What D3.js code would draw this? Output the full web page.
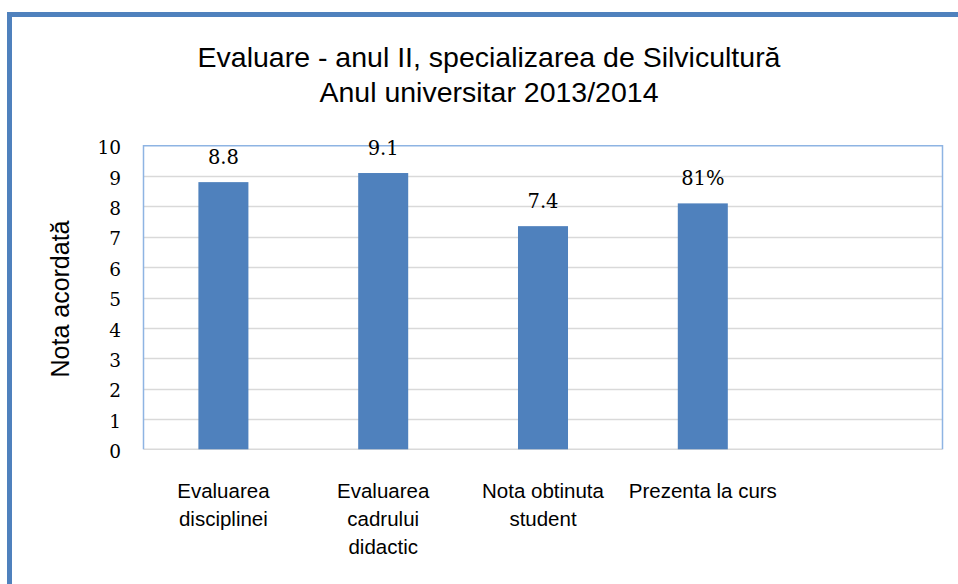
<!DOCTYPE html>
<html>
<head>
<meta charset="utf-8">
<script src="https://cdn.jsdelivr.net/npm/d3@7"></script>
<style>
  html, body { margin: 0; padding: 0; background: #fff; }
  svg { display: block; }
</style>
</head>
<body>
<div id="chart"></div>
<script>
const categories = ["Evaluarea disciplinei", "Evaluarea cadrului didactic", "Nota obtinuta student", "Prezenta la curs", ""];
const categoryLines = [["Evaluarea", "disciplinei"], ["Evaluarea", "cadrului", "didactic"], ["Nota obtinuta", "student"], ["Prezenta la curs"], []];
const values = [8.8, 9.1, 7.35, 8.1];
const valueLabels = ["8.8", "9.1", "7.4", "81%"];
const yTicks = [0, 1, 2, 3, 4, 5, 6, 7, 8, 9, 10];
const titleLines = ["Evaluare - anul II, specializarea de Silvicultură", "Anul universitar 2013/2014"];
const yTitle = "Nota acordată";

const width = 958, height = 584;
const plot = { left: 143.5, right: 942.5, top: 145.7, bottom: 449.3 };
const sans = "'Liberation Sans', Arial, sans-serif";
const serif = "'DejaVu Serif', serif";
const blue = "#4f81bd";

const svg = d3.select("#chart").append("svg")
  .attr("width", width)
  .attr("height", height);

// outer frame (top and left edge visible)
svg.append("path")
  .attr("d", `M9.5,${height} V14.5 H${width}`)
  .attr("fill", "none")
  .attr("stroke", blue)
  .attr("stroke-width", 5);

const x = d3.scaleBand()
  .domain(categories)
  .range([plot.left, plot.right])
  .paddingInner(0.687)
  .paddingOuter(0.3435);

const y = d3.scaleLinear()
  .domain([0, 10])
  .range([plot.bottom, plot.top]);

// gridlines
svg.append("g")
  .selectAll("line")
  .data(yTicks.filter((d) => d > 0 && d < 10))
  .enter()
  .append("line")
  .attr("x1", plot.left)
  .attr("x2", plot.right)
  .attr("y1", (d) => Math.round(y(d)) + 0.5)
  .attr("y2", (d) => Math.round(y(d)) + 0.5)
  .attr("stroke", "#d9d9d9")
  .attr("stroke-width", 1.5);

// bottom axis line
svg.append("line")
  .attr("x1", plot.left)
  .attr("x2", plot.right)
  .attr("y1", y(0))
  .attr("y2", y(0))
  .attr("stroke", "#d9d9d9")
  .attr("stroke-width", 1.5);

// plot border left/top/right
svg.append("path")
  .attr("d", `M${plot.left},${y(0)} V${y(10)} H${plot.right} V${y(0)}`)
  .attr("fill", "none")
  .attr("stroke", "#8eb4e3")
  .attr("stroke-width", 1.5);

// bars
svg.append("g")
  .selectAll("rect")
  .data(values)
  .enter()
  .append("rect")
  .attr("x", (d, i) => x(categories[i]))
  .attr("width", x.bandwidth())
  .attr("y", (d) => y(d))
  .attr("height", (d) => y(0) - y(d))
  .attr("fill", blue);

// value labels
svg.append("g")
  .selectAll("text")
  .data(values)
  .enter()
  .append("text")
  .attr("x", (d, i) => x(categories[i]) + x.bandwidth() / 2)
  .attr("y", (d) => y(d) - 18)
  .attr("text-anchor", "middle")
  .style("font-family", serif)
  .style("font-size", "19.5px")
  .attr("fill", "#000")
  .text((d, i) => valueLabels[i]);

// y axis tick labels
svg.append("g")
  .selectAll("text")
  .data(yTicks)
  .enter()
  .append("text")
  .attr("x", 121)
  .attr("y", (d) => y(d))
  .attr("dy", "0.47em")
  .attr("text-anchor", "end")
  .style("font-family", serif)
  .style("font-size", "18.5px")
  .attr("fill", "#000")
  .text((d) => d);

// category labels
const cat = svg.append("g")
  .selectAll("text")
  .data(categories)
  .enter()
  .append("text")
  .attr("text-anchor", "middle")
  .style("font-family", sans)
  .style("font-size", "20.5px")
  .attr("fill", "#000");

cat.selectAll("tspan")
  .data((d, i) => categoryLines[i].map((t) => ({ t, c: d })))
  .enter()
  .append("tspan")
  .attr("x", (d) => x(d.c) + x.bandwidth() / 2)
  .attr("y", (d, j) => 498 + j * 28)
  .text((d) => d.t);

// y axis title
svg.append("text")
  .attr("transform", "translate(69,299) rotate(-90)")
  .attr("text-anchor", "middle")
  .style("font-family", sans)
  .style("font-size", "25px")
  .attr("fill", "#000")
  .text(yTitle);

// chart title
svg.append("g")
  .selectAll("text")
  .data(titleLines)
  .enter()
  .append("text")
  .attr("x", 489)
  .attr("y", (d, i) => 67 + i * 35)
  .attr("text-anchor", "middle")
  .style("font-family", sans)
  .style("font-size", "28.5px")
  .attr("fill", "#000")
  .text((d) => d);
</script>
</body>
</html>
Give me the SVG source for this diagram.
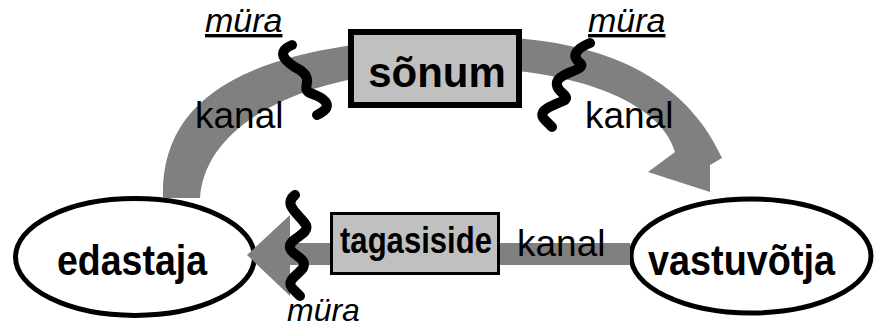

§ §

WORK REQUIRED: Print the complete listing exactly, apart from any pictures.

FULL RESPONSE:
What D3.js code would draw this? Output the full web page.
<!DOCTYPE html>
<html>
<head>
<meta charset="utf-8">
<script src="https://cdn.jsdelivr.net/npm/d3@7"></script>
<style>
  html, body { margin: 0; padding: 0; background: #fff; }
  svg { display: block; }
</style>
</head>
<body>
<div id="chart"></div>
<script>
const categories = ["Evaluarea disciplinei", "Evaluarea cadrului didactic", "Nota obtinuta student", "Prezenta la curs", ""];
const categoryLines = [["Evaluarea", "disciplinei"], ["Evaluarea", "cadrului", "didactic"], ["Nota obtinuta", "student"], ["Prezenta la curs"], []];
const values = [8.8, 9.1, 7.35, 8.1];
const valueLabels = ["8.8", "9.1", "7.4", "81%"];
const yTicks = [0, 1, 2, 3, 4, 5, 6, 7, 8, 9, 10];
const titleLines = ["Evaluare - anul II, specializarea de Silvicultură", "Anul universitar 2013/2014"];
const yTitle = "Nota acordată";

const width = 958, height = 584;
const plot = { left: 143.5, right: 942.5, top: 145.7, bottom: 449.3 };
const sans = "'Liberation Sans', Arial, sans-serif";
const serif = "'DejaVu Serif', serif";
const blue = "#4f81bd";

const svg = d3.select("#chart").append("svg")
  .attr("width", width)
  .attr("height", height);

// outer frame (top and left edge visible)
svg.append("path")
  .attr("d", `M9.5,${height} V14.5 H${width}`)
  .attr("fill", "none")
  .attr("stroke", blue)
  .attr("stroke-width", 5);

const x = d3.scaleBand()
  .domain(categories)
  .range([plot.left, plot.right])
  .paddingInner(0.687)
  .paddingOuter(0.3435);

const y = d3.scaleLinear()
  .domain([0, 10])
  .range([plot.bottom, plot.top]);

// gridlines
svg.append("g")
  .selectAll("line")
  .data(yTicks.filter((d) => d > 0 && d < 10))
  .enter()
  .append("line")
  .attr("x1", plot.left)
  .attr("x2", plot.right)
  .attr("y1", (d) => Math.round(y(d)) + 0.5)
  .attr("y2", (d) => Math.round(y(d)) + 0.5)
  .attr("stroke", "#d9d9d9")
  .attr("stroke-width", 1.5);

// bottom axis line
svg.append("line")
  .attr("x1", plot.left)
  .attr("x2", plot.right)
  .attr("y1", y(0))
  .attr("y2", y(0))
  .attr("stroke", "#d9d9d9")
  .attr("stroke-width", 1.5);

// plot border left/top/right
svg.append("path")
  .attr("d", `M${plot.left},${y(0)} V${y(10)} H${plot.right} V${y(0)}`)
  .attr("fill", "none")
  .attr("stroke", "#8eb4e3")
  .attr("stroke-width", 1.5);

// bars
svg.append("g")
  .selectAll("rect")
  .data(values)
  .enter()
  .append("rect")
  .attr("x", (d, i) => x(categories[i]))
  .attr("width", x.bandwidth())
  .attr("y", (d) => y(d))
  .attr("height", (d) => y(0) - y(d))
  .attr("fill", blue);

// value labels
svg.append("g")
  .selectAll("text")
  .data(values)
  .enter()
  .append("text")
  .attr("x", (d, i) => x(categories[i]) + x.bandwidth() / 2)
  .attr("y", (d) => y(d) - 18)
  .attr("text-anchor", "middle")
  .style("font-family", serif)
  .style("font-size", "19.5px")
  .attr("fill", "#000")
  .text((d, i) => valueLabels[i]);

// y axis tick labels
svg.append("g")
  .selectAll("text")
  .data(yTicks)
  .enter()
  .append("text")
  .attr("x", 121)
  .attr("y", (d) => y(d))
  .attr("dy", "0.47em")
  .attr("text-anchor", "end")
  .style("font-family", serif)
  .style("font-size", "18.5px")
  .attr("fill", "#000")
  .text((d) => d);

// category labels
const cat = svg.append("g")
  .selectAll("text")
  .data(categories)
  .enter()
  .append("text")
  .attr("text-anchor", "middle")
  .style("font-family", sans)
  .style("font-size", "20.5px")
  .attr("fill", "#000");

cat.selectAll("tspan")
  .data((d, i) => categoryLines[i].map((t) => ({ t, c: d })))
  .enter()
  .append("tspan")
  .attr("x", (d) => x(d.c) + x.bandwidth() / 2)
  .attr("y", (d, j) => 498 + j * 28)
  .text((d) => d.t);

// y axis title
svg.append("text")
  .attr("transform", "translate(69,299) rotate(-90)")
  .attr("text-anchor", "middle")
  .style("font-family", sans)
  .style("font-size", "25px")
  .attr("fill", "#000")
  .text(yTitle);

// chart title
svg.append("g")
  .selectAll("text")
  .data(titleLines)
  .enter()
  .append("text")
  .attr("x", 489)
  .attr("y", (d, i) => 67 + i * 35)
  .attr("text-anchor", "middle")
  .style("font-family", sans)
  .style("font-size", "28.5px")
  .attr("fill", "#000")
  .text((d) => d);
</script>
</body>
</html>
Give me the SVG source for this diagram.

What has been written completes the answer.